Here is one for an insurance attorney to answer. A potential new client comes in the door. This person says they were drinking and got drunk, then they punched a friend in the face causing injury. The friend sues for the harm that was done and your potential new client asks his insurance company to defend him in the lawsuit. Is there coverage?
Guidance for the answer is found in a 1997, Dallas Court of Appeals opinion. The opinion is styled, Wessinger v. Fire Insurance Exchange.
This is a declaratory judgment action brought by Fire Insurance against its insured under a homeowner policy. Fire Insurance sought a declaration of no coverage for an incident in which the insured became intoxicated and assaulted a third-party friend. The insured and the third-party answered and counterclaimed asserting breach of insurance contract, violations of the Texas Deceptive Trade Practices Act and the Insurance Code. Fire Insurance moved for summary judgment stating that the insured’s actions were not accidental but were intentional conduct excluded from coverage. The trial court entered summary judgment in favor of the carrier.

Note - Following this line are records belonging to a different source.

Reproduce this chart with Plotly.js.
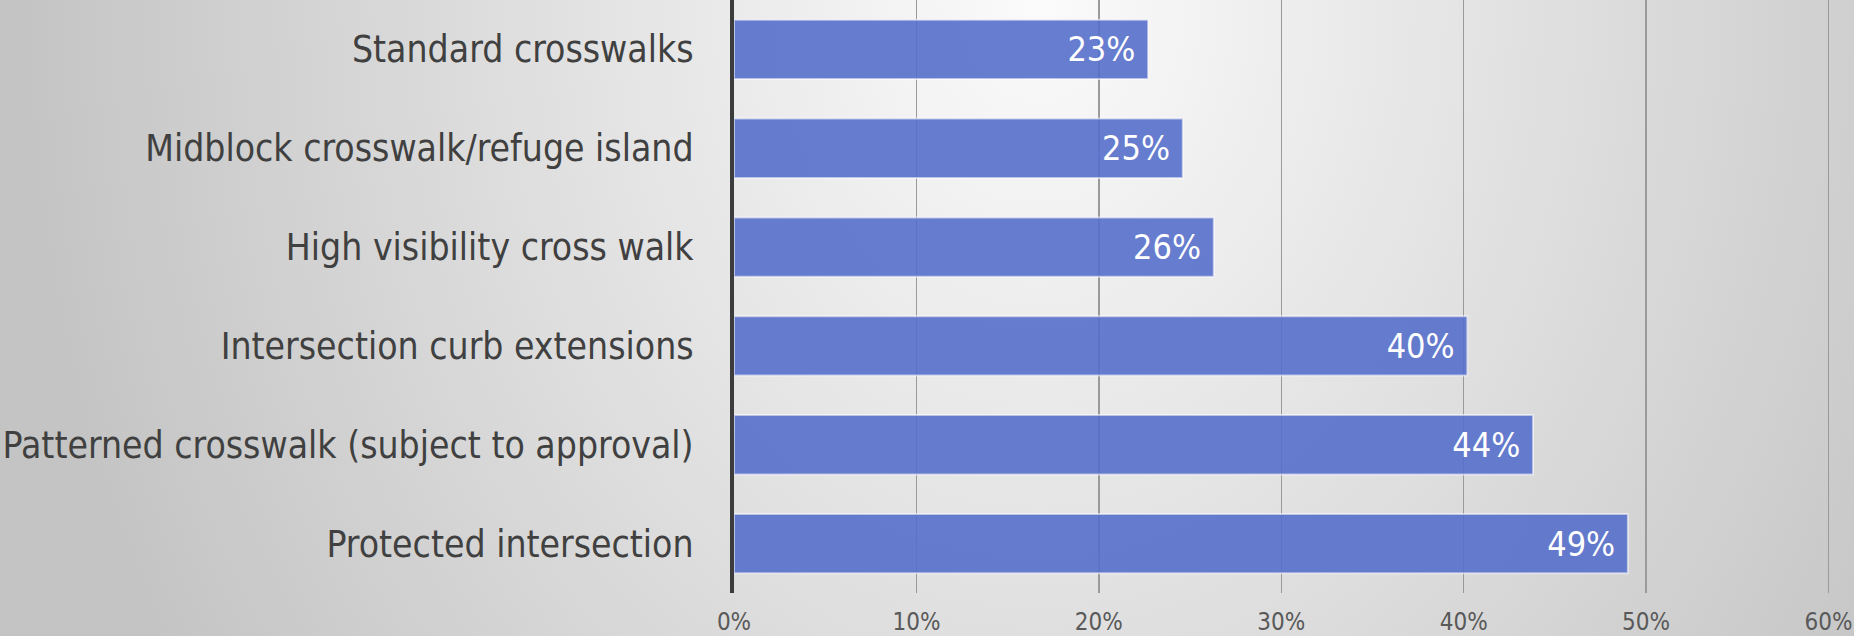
<!DOCTYPE html>
<html>
<head>
<meta charset="utf-8">
<script src="https://cdn.plot.ly/plotly-3.0.1.min.js"></script>
<style>
  html, body { margin: 0; padding: 0; }
  body {
    width: 1854px; height: 636px; overflow: hidden;
    background: radial-gradient(ellipse 55% 200% at 56% 0%, #fbfbfb 0%, #c4c4c4 100%);
  }
  #chart { width: 1854px; height: 636px; }
</style>
</head>
<body>
<div id="chart"></div>
<script>
const categories = [
  "Standard crosswalks",
  "Midblock crosswalk/refuge island",
  "High visibility cross walk",
  "Intersection curb extensions",
  "Patterned crosswalk (subject to approval)",
  "Protected intersection"
];
const values = [0.227, 0.246, 0.263, 0.402, 0.438, 0.490];
const labels = ["23%", "25%", "26%", "40%", "44%", "49%"];
const xTickVals = [0, 0.1, 0.2, 0.3, 0.4, 0.5, 0.6];
const xTickText = ["0%", "10%", "20%", "30%", "40%", "50%", "60%"];

const font = "'DejaVu Sans Condensed', 'Liberation Sans Narrow', sans-serif";

const trace = {
  type: "bar",
  orientation: "h",
  y: categories,
  x: values,
  text: labels.map(t => t + "\u00a0"),
  textposition: "inside",
  insidetextanchor: "end",
  textangle: 0,
  constraintext: "none",
  textfont: { family: font, size: 34, color: "#ffffff" },
  marker: {
    color: "rgba(86,111,202,0.9)",
    line: { color: "rgba(255,255,255,0.55)", width: 2 }
  },
  hoverinfo: "none"
};

const layout = {
  width: 1854,
  height: 636,
  margin: { l: 734, r: 24, t: 0, b: 43 },
  paper_bgcolor: "rgba(0,0,0,0)",
  plot_bgcolor: "rgba(0,0,0,0)",
  showlegend: false,
  bargap: 0.4,
  xaxis: {
    range: [0, 0.6008],
    tickvals: xTickVals,
    ticktext: xTickText,
    showgrid: true,
    gridcolor: "#9a9a9a",
    gridwidth: 1.5,
    zeroline: false,
    showline: false,
    ticks: "outside",
    ticklen: 7,
    tickcolor: "rgba(0,0,0,0)",
    tickfont: { family: font, size: 24, color: "#595959" },
    fixedrange: true
  },
  yaxis: {
    autorange: "reversed",
    showgrid: false,
    zeroline: false,
    showline: true,
    linecolor: "#3c3c3c",
    linewidth: 4,
    ticks: "outside",
    ticklen: 29,
    tickcolor: "rgba(0,0,0,0)",
    tickfont: { family: font, size: 37, color: "#404040" },
    fixedrange: true
  }
};

Plotly.newPlot("chart", [trace], layout, { displayModeBar: false, staticPlot: true });
</script>
</body>
</html>
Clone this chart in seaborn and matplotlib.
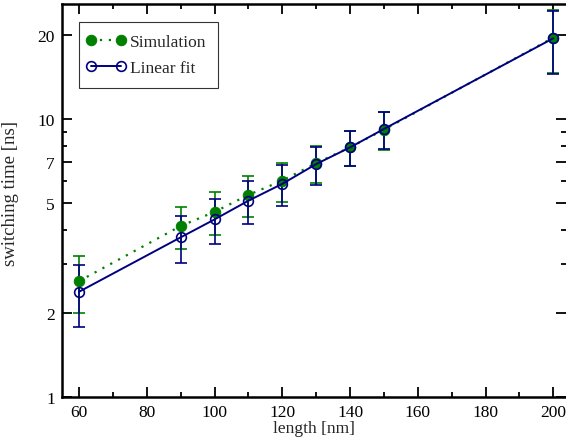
import matplotlib
matplotlib.use("Agg")
import matplotlib.pyplot as plt
import seaborn as sns
import pandas as pd
from matplotlib.ticker import FixedLocator, FixedFormatter, NullFormatter
from matplotlib.legend_handler import HandlerLine2D
from matplotlib.lines import Line2D

length = [60, 90, 100, 110, 120, 130, 140, 150, 200]
sim = [2.61, 4.12, 4.63, 5.33, 6.0, 6.93, 7.91, 9.15, 19.6]
fit = [2.39, 3.75, 4.35, 5.08, 5.84, 6.88, 7.90, 9.2, 19.5]
err = [0.6, 0.72, 0.81, 0.9, 0.97, 1.07, 1.13, 1.4, 5.0]

y_major = [1, 2, 5, 7, 10, 20]
y_minor = [3, 4, 6, 8, 9]
x_major = [60, 80, 100, 120, 140, 160, 180, 200]
x_minor = [70, 90, 110, 130, 150, 170, 190]

GREEN = "#008000"
NAVY = "#000080"

sns.set_style("ticks")
plt.rcParams["font.family"] = ["Liberation Serif", "DejaVu Serif"]
plt.rcParams["mathtext.fontset"] = "stix"

df = pd.DataFrame({"length": length, "sim": sim, "fit": fit, "err": err})

fig = plt.figure(figsize=(5.66, 4.39), dpi=100)
ax = fig.add_axes([61.7 / 566, 1 - 398 / 439, (565.5 - 61.7) / 566, (398 - 5) / 439])

ax.errorbar(df["length"], df["sim"], yerr=df["err"], fmt="none", ecolor=GREEN,
            elinewidth=1.2, capsize=4, capthick=1.2, zorder=2)
ax.errorbar(df["length"], df["fit"], yerr=df["err"], fmt="none", ecolor=NAVY,
            elinewidth=1.2, capsize=4, capthick=1.2, zorder=3)

sns.lineplot(data=df, x="length", y="sim", ax=ax, color=GREEN, linestyle=(0, (1, 3)),
             linewidth=1.6, marker="o", markersize=7.5, markerfacecolor=GREEN,
             markeredgecolor=GREEN, label="Simulation", zorder=4)
sns.lineplot(data=df, x="length", y="fit", ax=ax, color=NAVY, linestyle="-",
             linewidth=1.4, marker="o", markersize=7, markerfacecolor="none",
             markeredgecolor=NAVY, markeredgewidth=1.2, label="Linear fit", zorder=5)

ax.set_yscale("log")
ax.set_xlim(54.9, 203.6)
ax.set_ylim(1, 25.9)

ax.xaxis.set_major_locator(FixedLocator(x_major))
ax.xaxis.set_minor_locator(FixedLocator(x_minor))
ax.yaxis.set_major_locator(FixedLocator(y_major))
ax.yaxis.set_major_formatter(FixedFormatter([str(v) for v in y_major]))
ax.yaxis.set_minor_locator(FixedLocator(y_minor))
ax.yaxis.set_minor_formatter(NullFormatter())

ax.tick_params(which="both", direction="in", top=True, right=True, labelsize=12.5,
               colors="black", width=1.3, pad=5)
ax.tick_params(which="major", length=7)
ax.tick_params(which="minor", length=3.5)

for s in ["left", "bottom", "top"]:
    ax.spines[s].set_linewidth(1.8)
    ax.spines[s].set_color("black")
ax.spines["right"].set_visible(False)

ax.set_xlabel("length [nm]", fontsize=12.5, labelpad=0)
ax.set_ylabel("switching time [ns]", fontsize=13.5, labelpad=3)
ax.yaxis.set_label_coords(-0.085, 0.52)

handler = HandlerLine2D(marker_pad=0.0, numpoints=2)
leg = ax.legend(loc="upper left", bbox_to_anchor=(0.035, 0.955),
                handler_map={Line2D: handler},
                fontsize=12.5, frameon=True, fancybox=False, edgecolor="black",
                handlelength=1.7, handletextpad=0.5, borderpad=0.7, labelspacing=0.55,
                borderaxespad=0)
leg.get_frame().set_linewidth(0.8)

fig.savefig("out.png", dpi=100)
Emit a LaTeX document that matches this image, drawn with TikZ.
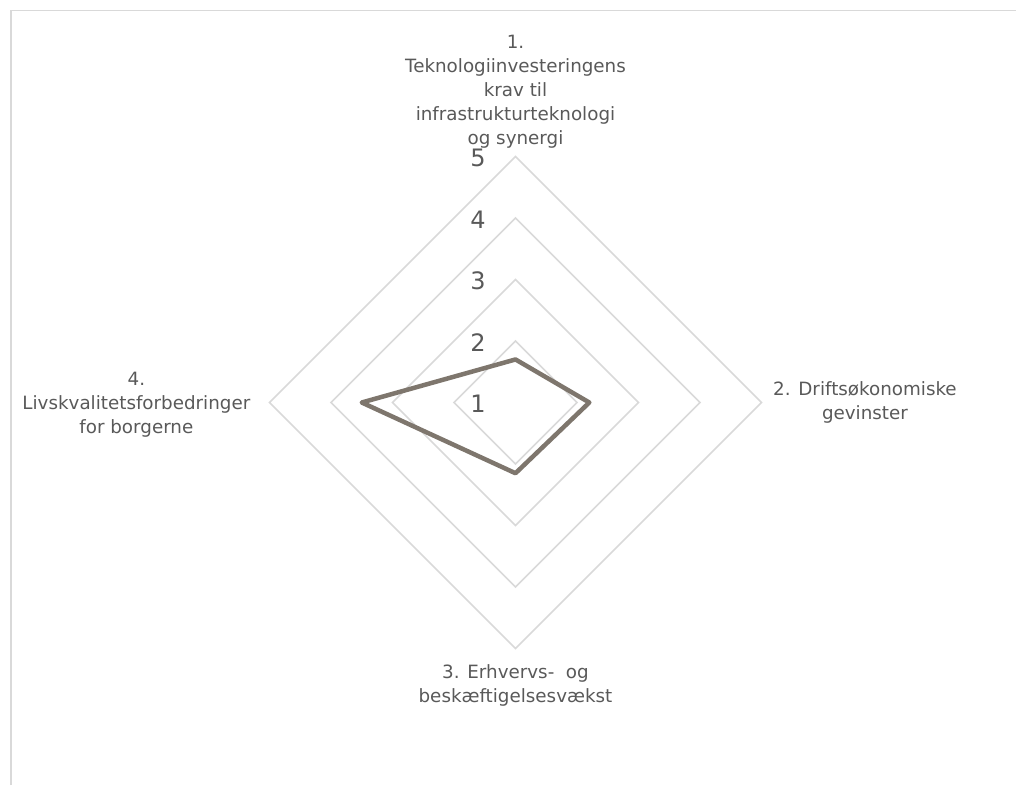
\documentclass[tikz,border=0pt]{standalone}
\usepackage{fontspec}
\setmainfont{DejaVu Sans}
\usepackage{tikz}
\usetikzlibrary{positioning}
\definecolor{gridgray}{HTML}{D9D9D9}
\definecolor{textgray}{HTML}{595959}
\definecolor{seriesbrown}{HTML}{7E766D}

\begin{document}
\begin{tikzpicture}[
    x=1pt, y=1pt,
    font=\fontsize{18.3}{24}\selectfont,
    ring/.style={
		draw=gridgray,
		line width=1.5pt
	},
	series/.style={
		draw=seriesbrown,
		line width=4.5pt,
		line join=round
	},
	catlabel/.style={
		text=textgray,
		align=center,
		inner sep=2pt
	},
	ticklabel/.style={
		text=textgray,
		font=\fontsize{24}{28}\selectfont,
		inner sep=0pt
	}
  ]
  \useasboundingbox (-515.5,-382.5) rectangle (500.5,402.5);
  \def\unit{61.5}

  % chart area border
  \draw [gridgray, line width=1.5pt] (-504.7,-382.5) |- (500.5,392.2);

  % the grid rings
  \foreach \v in {2,...,5} {
    \draw [ring] (0,{(\v-1)*\unit}) -- ({(\v-1)*\unit},0) -- (0,{-(\v-1)*\unit})
      -- ({-(\v-1)*\unit},0) -- cycle;
  }
  \coordinate (top5) at (0,{4*\unit});
  \coordinate (right5) at ({4*\unit},0);
  \coordinate (bottom5) at (0,{-4*\unit});
  \coordinate (left5) at ({-4*\unit},0);

  \foreach \v in {1,...,5}
    \node [ticklabel] (tick\v) at (-37.5,{(\v-1)*\unit-1.5}) {\v};

  % the categories
  \node [catlabel, above=6pt of top5] (cat1)
 {1.\\Teknologiinvesteringens\\krav til\\infrastrukturteknologi\\og synergi};
  \node [catlabel, right=9.5pt of right5] (cat2)
 {2. Driftsøkonomiske\\gevinster};
  \node [catlabel, below=13.5pt of bottom5] (cat3)
 {3. Erhvervs-\ \ og\\beskæftigelsesvækst};
  \node [catlabel, left=17pt of left5, yshift=-2pt] (cat4)
 {4.\\Livskvalitetsforbedringer\\for borgerne};

  % the series
  \coordinate (p1) at (0,{0.7*\unit});
  \coordinate (p2) at ({1.2*\unit},0);
  \coordinate (p3) at (0,{-1.15*\unit});
  \coordinate (p4) at ({-2.5*\unit},0);
  \draw [series] (p1) -- (p2) -- (p3) -- (p4) -- cycle;

\end{tikzpicture}
\end{document}
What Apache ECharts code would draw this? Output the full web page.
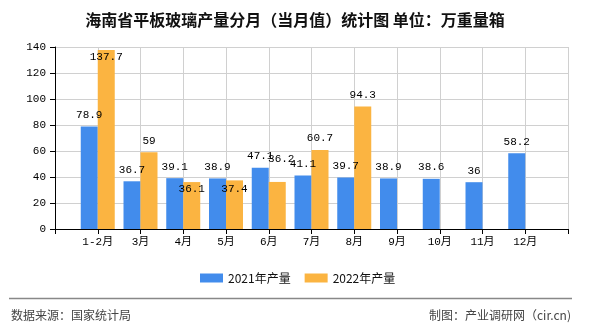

Under the policy, an “occurrence” is defined as an “accident.” Where acts are voluntary and intentional, and the injury is the natural result of the act, the result is not caused by an accident even though that result may have been unexpected, unforseen and unintended. To determine whether an act or event is an “accident,” a two-step analysis must be performed. First, it must be determined whether the specific “acts” alleged to cause the damages were “voluntary and intentional.” If it is determined that the act that produced the injuries was committed involuntarily or unintentionally, the results of the act would be an accident. However, it is determined that the acts were committed “voluntarily and intentionally,” then it must be determined whether the injuries were a “natural result” of the acts. If the injuries were a “natural result,” there was no accident. On the other hand, when a result is not the natural and probable consequence of an act or course of action, it is produced by accidental means. This is an objective standard.
In this case, the evidence established that the insured intentionally assaulted the third-party friend. Therefore, the conduct was not accidental. The insured’s subjective intent is irrelevant. The insured’s voluntary intoxication does not defeat the voluntary and intentional nature of the assault. The injury was the natural result of the assault. When someone punches another person in the face, an eye injury may be reasonably anticipated. In this case, the insured’s conduct was voluntary and intentional and the injuries naturally resulted therefrom. The carrier, therefore, had no duty to indemnify the insured.